Minister Cannot Intervene to Defend Parsonage Tax Exemption

Michael Stephan

The Ninth Circuit answered an important tax law question involving the Establishment Clause and civil procedure this week in Freedom from Religion Foundation v. Rodgers.  In short, the appellate court considered whether an individual who claims federal tax exemptions may intervene as of right in an action challenging the constitutionality of those exemptions.  Besides raising a pressing constitutional question about tax exceptions for ministers, Rodgers shows prospective litigants what it takes to intervene as of right on the side of the government.

The Freedom from Religion Foundation sued the IRS and the Secretary of the Treasury, alleging that the “parsonage exemption” violates the Establishment Clause of the United States Constitution.  This exemption allows “minister[s] of the gospel” to exclude and deduct various home-rental values and property payments from their gross incomes.  The Foundation sought a declaration deeming the exemption unconstitutional, as well as an injunction barring the government from allowing the exemption.
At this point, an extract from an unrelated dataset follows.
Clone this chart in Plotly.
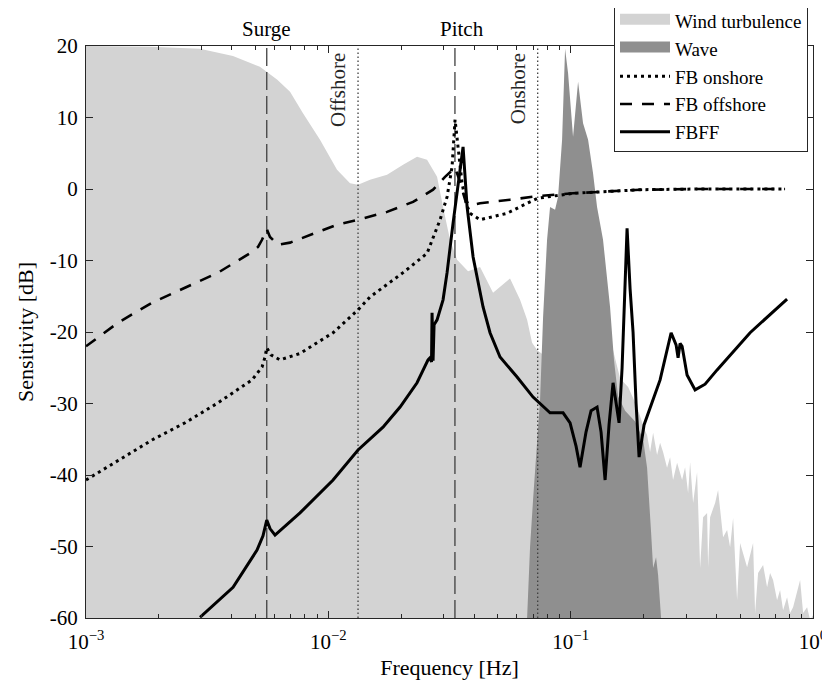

Michael Rodgers, a minister who regularly claims federal and state parsonage exemptions, moved to intervene as a defendant so that he could defend the constitutionality of the exemption himself.  Rodgers argued that the federal defendants didn’t share his ultimate objective of upholding the constitutionality of the exemption, and thus that he should be allowed to intervene as of right.  He argued that the federal defendants were actually interested in having the exemption struck down because of their interest in maximizing federal tax revenues.  Such an interest, alleged Rodgers, would lead the defendants to abandon key arguments in defense of the exemption and to decline to appeal an adverse ruling.

The district court disagreed, and it denied Rodgers’s petition.  On Monday, the Ninth Circuit affirmed.  The unanimous Ninth Circuit panel held that Rodgers “presented no evidence that would lead [it] to doubt that the federal defendants’ ultimate objective is to uphold the challenged statutes.”  Rodgers also presented no evidence that the federal defendants intended to botch their defense of the exemption or were unwilling to appeal an adverse ruling.  In sum, Rodgers’s conjectures as to the defendants’ interests and intentions were too speculative to warrant intervention as of right.

Despite this holding, however, Rodgers might still be allowed to join the suit as a defendant if the district court grants his motion for permissive intervention.